“I utilize my art background in the therapeutic process when appropriate.”
What was your path to becoming a therapist?
I was always drawn to being a therapist. I was originally a book designer, which was engaging but I knew I'd eventually make my way to becoming a therapist. I survived a traumatic childhood and began therapy in my 20s, which was the beginning of many years of working with a therapist. This support has made a profound difference in the life choices I've made. My main focus of training has been in the areas of complex trauma in families. I utilize my art background in the therapeutic process when appropriate. I look at the whole person, their environment, their overall health, their coping mechanisms, their learned behaviors, and what has worked for them in the past. I relate to people who were or are on the fringes of society. Having grown up on the streets of New York City, I understand trauma and PTSD and how they affect the mind and body.
What should someone know about working with you?
The intake process depends on what a client wants to work on. If they are interested in working on historic trauma, I may use EMDR, which requires an in-depth intake. If they are interested in modifying a specific behavior pattern and looking for short-term therapy, the process is less rigorous. It is difficult to generalize what progress looks like as it is different for each individual. I am extremely patient and empathetic but I can also be direct when working on behavior modification. We follow an agreed upon treatment plan and I will give homework if it makes sense to do so. I have done a lot of work with young adults and with families in crisis. I am also interested in communication and learning to be assertive in interpersonal relationships. I do extensive work with alcoholics and addicts and their families. I am well-versed in 12-step programs and recovery communities.
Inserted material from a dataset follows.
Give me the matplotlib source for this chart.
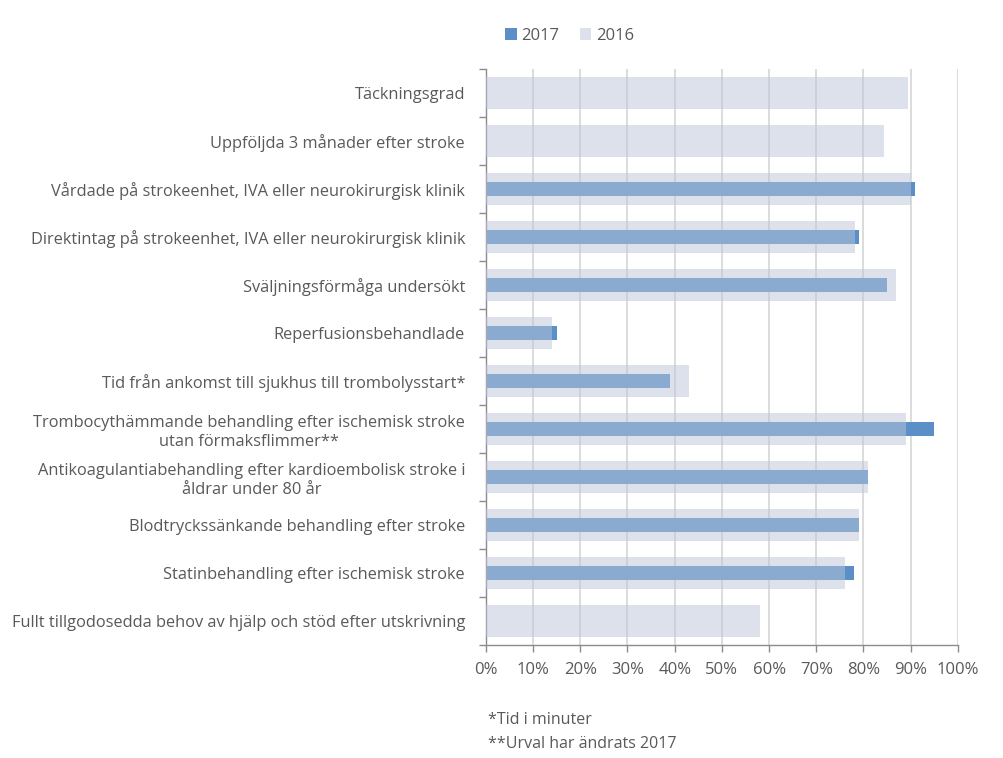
import matplotlib
matplotlib.use("Agg")
import matplotlib.pyplot as plt
import numpy as np

categories = [
    "Täckningsgrad",
    "Uppföljda 3 månader efter stroke",
    "Vårdade på strokeenhet, IVA eller neurokirurgisk klinik",
    "Direktintag på strokeenhet, IVA eller neurokirurgisk klinik",
    "Sväljningsförmåga undersökt",
    "Reperfusionsbehandlade",
    "Tid från ankomst till sjukhus till trombolysstart*",
    "Trombocythämmande behandling efter ischemisk stroke\nutan förmaksflimmer**",
    "Antikoagulantiabehandling efter kardioembolisk stroke i\nåldrar under 80 år",
    "Blodtryckssänkande behandling efter stroke",
    "Statinbehandling efter ischemisk stroke",
    "Fullt tillgodosedda behov av hjälp och stöd efter utskrivning",
]
values_2017 = [np.nan, np.nan, 91, 79, 85, 15, 39, 95, 81, 79, 78, np.nan]
values_2016 = [89.5, 84.3, 90, 78.2, 87, 14, 43, 89, 81, 79, 76, 58]
xticks = [0, 10, 20, 30, 40, 50, 60, 70, 80, 90, 100]
footnotes = ["*Tid i minuter", "**Urval har ändrats 2017"]

plt.rcParams['font.family'] = ['Open Sans', 'DejaVu Sans']
text_color = "#595959"

fig = plt.figure(figsize=(10.04, 7.58), dpi=100)
ax = fig.add_axes([0.484, 0.149, 0.470, 0.760])

n = len(categories)
y = np.arange(n)
c2017 = "#5a8fc8"
c2016 = "#bbc5d9"

ax.barh(y, np.nan_to_num(values_2017), height=0.29, color=c2017, zorder=2, label="2017")
ax.barh(y, values_2016, height=0.68, color=c2016, alpha=0.5, zorder=3, label="2016", linewidth=0)

ax.set_xlim(0, 100)
ax.set_ylim(n - 0.5, -0.5)
ax.set_xticks(xticks)
ax.set_xticklabels([f"{t}%" for t in xticks], fontsize=12, color=text_color)
ax.xaxis.grid(True, color="#d9d9d9", linewidth=1.3, zorder=0)
ax.set_axisbelow(True)

ax.set_yticks(y)
ax.set_yticklabels(categories, fontsize=11.8, color=text_color, multialignment='center', linespacing=1.25)
ax.tick_params(axis='y', length=0, pad=15)
ax.set_yticks(np.arange(-0.5, n, 1), minor=True)
ax.tick_params(axis='y', which='minor', length=5, color="#8c8c8c", width=1)
ax.tick_params(axis='x', length=5, color="#8c8c8c", width=1, pad=7)

for s in ["top", "right"]:
    ax.spines[s].set_visible(False)
for s in ["left", "bottom"]:
    ax.spines[s].set_color("#8c8c8c")
    ax.spines[s].set_linewidth(1)

h, l = ax.get_legend_handles_labels()
leg = fig.legend(h, l, loc="center left", bbox_to_anchor=(0.488, 0.953), ncol=2, frameon=False,
                 fontsize=12, handlelength=0.7, handleheight=0.7, handletextpad=0.3, columnspacing=1.2)
for t in leg.get_texts():
    t.set_color(text_color)

fig.text(0.486, 1 - 720 / 758, footnotes[0], fontsize=11.5, color=text_color, va="center")
fig.text(0.486, 1 - 744 / 758, footnotes[1], fontsize=11.5, color=text_color, va="center")

fig.savefig("out.png", dpi=100, facecolor="white")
In addition, I love running art groups for children.
What do you do to continue learning and building competencies as a provider?
I am interested in running group sessions focused on partner relationships. I am also interested in continuing to build my EMDR practice; I would like to become fully certified. How do your own core values shape your approach to therapy?
I am biracial and have worked with people from different cultural backgrounds. I love being a New Yorker; the energy and multiculturalism are very important to me!
What are you most excited about within the evolving mental health landscape?
I’m most excited about how we can make teletherapy more engaging.
“I look at the whole person, their environment, their overall health, their coping mechanisms, their learned behaviors, and what has worked for them in the past.”